### What to produce
Drop every picture. Then return, exactly, the lines from the beginning of the listing below through the one containing "return (H - B - y) / ph".

### Dataset extract
---

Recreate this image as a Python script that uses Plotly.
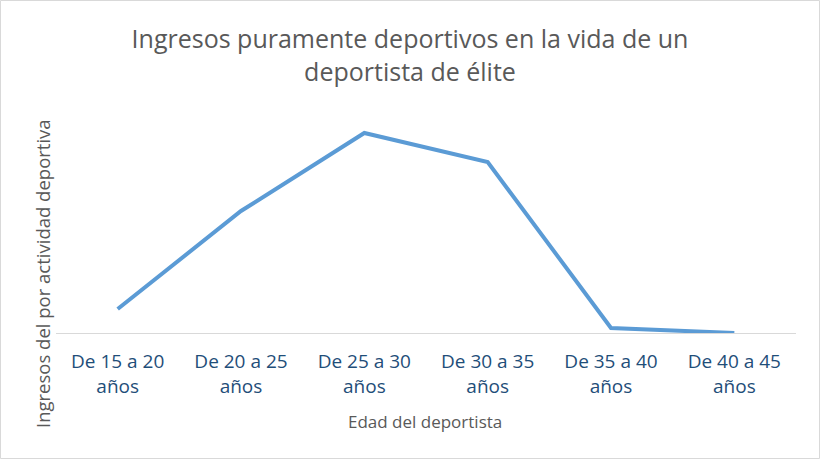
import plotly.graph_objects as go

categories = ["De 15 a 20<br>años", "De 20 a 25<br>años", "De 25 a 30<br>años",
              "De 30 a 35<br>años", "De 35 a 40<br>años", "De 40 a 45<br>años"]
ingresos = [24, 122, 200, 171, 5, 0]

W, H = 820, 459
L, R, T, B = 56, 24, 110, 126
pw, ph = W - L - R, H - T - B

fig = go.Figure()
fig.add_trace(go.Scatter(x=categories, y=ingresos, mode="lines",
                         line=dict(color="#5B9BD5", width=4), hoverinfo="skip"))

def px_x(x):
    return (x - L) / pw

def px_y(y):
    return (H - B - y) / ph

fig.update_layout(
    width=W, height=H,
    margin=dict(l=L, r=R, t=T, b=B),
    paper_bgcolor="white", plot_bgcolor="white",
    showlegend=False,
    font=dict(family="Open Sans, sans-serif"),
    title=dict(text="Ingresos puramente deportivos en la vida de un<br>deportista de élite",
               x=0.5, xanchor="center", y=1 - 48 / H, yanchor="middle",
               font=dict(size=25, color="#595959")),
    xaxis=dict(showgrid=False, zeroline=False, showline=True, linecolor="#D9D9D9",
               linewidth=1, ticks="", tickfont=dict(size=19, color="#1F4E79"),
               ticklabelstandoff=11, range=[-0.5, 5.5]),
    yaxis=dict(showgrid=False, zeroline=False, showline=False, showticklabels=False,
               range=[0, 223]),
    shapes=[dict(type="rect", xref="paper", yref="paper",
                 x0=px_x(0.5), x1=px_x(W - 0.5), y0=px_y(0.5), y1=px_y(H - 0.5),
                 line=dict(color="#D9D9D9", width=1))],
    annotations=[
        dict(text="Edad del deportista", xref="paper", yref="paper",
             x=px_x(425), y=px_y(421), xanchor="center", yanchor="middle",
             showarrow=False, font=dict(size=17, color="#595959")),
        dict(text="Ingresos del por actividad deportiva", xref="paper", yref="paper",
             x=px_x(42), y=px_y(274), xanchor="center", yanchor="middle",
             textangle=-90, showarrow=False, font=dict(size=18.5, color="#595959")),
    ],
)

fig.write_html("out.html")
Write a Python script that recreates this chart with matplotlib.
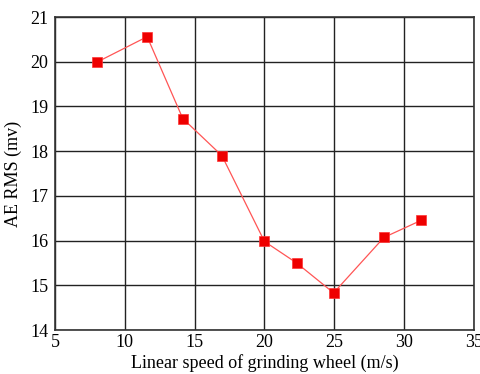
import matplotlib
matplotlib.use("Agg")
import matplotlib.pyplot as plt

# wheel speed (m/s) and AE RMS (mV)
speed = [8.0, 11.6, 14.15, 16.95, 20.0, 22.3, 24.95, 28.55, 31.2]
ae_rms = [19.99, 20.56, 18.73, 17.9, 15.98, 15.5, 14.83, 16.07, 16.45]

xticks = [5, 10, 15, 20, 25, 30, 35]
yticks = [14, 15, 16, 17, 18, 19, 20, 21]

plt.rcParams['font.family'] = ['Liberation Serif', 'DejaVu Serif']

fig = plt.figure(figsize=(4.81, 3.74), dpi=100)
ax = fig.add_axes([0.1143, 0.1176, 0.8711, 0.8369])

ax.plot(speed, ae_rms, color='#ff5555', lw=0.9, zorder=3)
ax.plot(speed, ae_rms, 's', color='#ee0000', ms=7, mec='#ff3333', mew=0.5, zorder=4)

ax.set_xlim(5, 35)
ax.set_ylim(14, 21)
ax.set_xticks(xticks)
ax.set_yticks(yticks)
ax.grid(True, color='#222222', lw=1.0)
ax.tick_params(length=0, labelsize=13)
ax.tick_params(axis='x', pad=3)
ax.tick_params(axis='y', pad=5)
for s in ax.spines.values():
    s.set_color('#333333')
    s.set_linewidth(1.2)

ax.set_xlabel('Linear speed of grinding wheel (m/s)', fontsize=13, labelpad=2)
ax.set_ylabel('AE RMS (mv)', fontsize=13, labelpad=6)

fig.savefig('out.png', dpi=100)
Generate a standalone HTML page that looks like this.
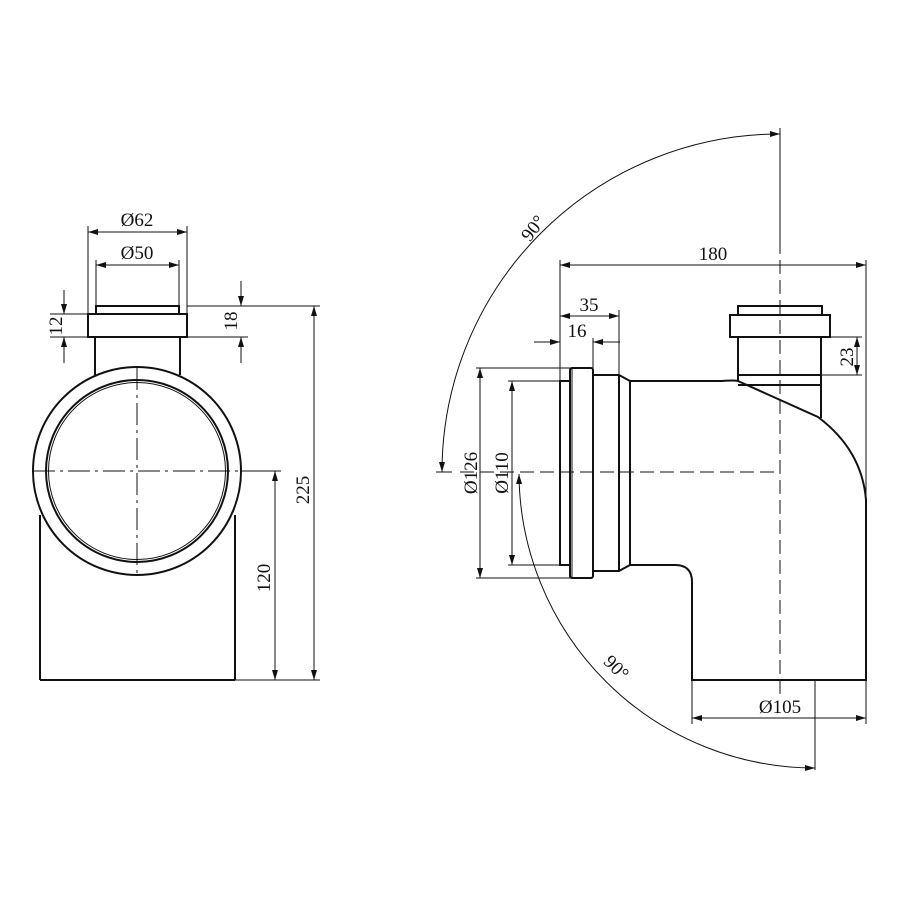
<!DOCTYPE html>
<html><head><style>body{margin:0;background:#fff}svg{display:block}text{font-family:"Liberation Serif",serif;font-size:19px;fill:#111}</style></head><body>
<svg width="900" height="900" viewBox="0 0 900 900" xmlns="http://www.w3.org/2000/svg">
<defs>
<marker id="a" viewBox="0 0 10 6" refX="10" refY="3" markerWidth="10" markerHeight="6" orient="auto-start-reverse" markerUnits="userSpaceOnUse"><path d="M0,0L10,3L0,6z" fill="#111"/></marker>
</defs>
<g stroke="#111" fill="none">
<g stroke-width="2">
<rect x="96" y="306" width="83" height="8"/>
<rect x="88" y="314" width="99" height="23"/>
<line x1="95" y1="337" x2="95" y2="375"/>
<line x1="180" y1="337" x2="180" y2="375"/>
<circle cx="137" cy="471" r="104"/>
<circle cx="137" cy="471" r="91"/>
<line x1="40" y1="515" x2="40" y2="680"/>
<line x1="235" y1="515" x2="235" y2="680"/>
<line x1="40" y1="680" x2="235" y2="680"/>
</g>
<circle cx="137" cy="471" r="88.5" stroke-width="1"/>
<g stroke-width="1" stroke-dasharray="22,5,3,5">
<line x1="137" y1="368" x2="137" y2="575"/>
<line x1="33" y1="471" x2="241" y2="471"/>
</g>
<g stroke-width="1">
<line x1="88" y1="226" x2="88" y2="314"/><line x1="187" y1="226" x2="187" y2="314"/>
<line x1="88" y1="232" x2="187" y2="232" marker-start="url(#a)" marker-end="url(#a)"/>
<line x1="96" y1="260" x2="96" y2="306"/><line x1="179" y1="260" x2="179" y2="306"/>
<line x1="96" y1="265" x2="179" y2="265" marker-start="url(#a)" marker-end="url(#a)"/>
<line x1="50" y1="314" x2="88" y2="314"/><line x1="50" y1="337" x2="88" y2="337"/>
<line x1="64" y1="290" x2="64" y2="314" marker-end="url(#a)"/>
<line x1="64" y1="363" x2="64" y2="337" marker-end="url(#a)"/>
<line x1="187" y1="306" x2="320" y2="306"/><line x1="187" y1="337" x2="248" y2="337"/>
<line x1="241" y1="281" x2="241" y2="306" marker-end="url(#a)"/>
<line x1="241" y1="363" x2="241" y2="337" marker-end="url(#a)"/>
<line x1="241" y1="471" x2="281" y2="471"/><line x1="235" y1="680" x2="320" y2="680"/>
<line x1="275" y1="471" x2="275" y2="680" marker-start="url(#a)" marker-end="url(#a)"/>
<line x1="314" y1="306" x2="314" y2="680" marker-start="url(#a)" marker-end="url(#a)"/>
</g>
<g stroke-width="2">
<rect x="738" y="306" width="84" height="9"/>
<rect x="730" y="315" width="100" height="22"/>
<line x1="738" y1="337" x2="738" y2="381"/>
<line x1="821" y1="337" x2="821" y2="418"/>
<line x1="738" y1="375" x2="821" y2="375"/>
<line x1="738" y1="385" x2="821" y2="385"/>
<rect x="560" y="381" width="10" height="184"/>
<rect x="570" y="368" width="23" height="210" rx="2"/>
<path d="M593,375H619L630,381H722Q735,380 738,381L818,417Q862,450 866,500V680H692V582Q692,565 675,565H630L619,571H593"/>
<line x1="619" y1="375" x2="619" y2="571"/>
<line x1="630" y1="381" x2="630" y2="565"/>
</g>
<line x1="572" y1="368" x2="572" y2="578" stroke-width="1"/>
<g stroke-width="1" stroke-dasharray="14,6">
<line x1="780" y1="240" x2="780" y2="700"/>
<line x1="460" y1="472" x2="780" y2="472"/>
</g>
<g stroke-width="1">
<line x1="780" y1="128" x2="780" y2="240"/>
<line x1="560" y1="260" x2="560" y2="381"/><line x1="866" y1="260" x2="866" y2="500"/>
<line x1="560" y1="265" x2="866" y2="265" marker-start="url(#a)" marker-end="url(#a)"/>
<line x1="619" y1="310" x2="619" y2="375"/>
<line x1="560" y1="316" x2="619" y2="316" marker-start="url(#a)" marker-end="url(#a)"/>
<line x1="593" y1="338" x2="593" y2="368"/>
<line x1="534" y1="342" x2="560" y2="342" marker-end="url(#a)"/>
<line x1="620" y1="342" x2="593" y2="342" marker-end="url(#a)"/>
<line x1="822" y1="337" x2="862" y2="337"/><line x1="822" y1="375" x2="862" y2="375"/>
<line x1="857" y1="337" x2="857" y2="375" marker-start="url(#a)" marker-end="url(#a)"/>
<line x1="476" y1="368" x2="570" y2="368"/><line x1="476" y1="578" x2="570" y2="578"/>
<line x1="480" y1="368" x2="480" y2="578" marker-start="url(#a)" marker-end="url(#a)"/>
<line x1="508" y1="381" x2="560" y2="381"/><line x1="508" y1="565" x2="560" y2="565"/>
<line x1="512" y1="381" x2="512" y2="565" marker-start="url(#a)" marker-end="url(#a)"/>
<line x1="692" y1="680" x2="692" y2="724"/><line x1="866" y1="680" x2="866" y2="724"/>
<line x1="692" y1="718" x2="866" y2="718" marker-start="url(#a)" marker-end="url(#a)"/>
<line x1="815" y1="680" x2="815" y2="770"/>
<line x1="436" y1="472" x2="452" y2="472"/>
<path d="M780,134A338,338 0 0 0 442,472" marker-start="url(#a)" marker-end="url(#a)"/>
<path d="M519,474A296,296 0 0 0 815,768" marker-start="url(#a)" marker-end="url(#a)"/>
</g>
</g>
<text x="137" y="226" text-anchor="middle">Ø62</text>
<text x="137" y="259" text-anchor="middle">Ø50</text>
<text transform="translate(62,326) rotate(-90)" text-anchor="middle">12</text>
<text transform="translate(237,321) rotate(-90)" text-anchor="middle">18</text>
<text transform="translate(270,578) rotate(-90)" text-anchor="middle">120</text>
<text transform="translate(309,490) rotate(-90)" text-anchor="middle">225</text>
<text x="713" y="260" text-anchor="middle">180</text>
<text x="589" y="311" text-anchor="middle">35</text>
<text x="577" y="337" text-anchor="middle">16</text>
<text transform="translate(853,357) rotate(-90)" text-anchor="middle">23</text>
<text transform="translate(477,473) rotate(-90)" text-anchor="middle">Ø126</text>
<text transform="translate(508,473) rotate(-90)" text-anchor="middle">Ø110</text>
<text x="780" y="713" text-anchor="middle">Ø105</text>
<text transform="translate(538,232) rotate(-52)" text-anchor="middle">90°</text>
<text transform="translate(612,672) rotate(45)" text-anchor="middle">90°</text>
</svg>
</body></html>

---

### Task output
Recreate this image as a Python script that uses Plotly.
import plotly.graph_objects as go

categories = ["De 15 a 20<br>años", "De 20 a 25<br>años", "De 25 a 30<br>años",
              "De 30 a 35<br>años", "De 35 a 40<br>años", "De 40 a 45<br>años"]
ingresos = [24, 122, 200, 171, 5, 0]

W, H = 820, 459
L, R, T, B = 56, 24, 110, 126
pw, ph = W - L - R, H - T - B

fig = go.Figure()
fig.add_trace(go.Scatter(x=categories, y=ingresos, mode="lines",
                         line=dict(color="#5B9BD5", width=4), hoverinfo="skip"))

def px_x(x):
    return (x - L) / pw

def px_y(y):
    return (H - B - y) / ph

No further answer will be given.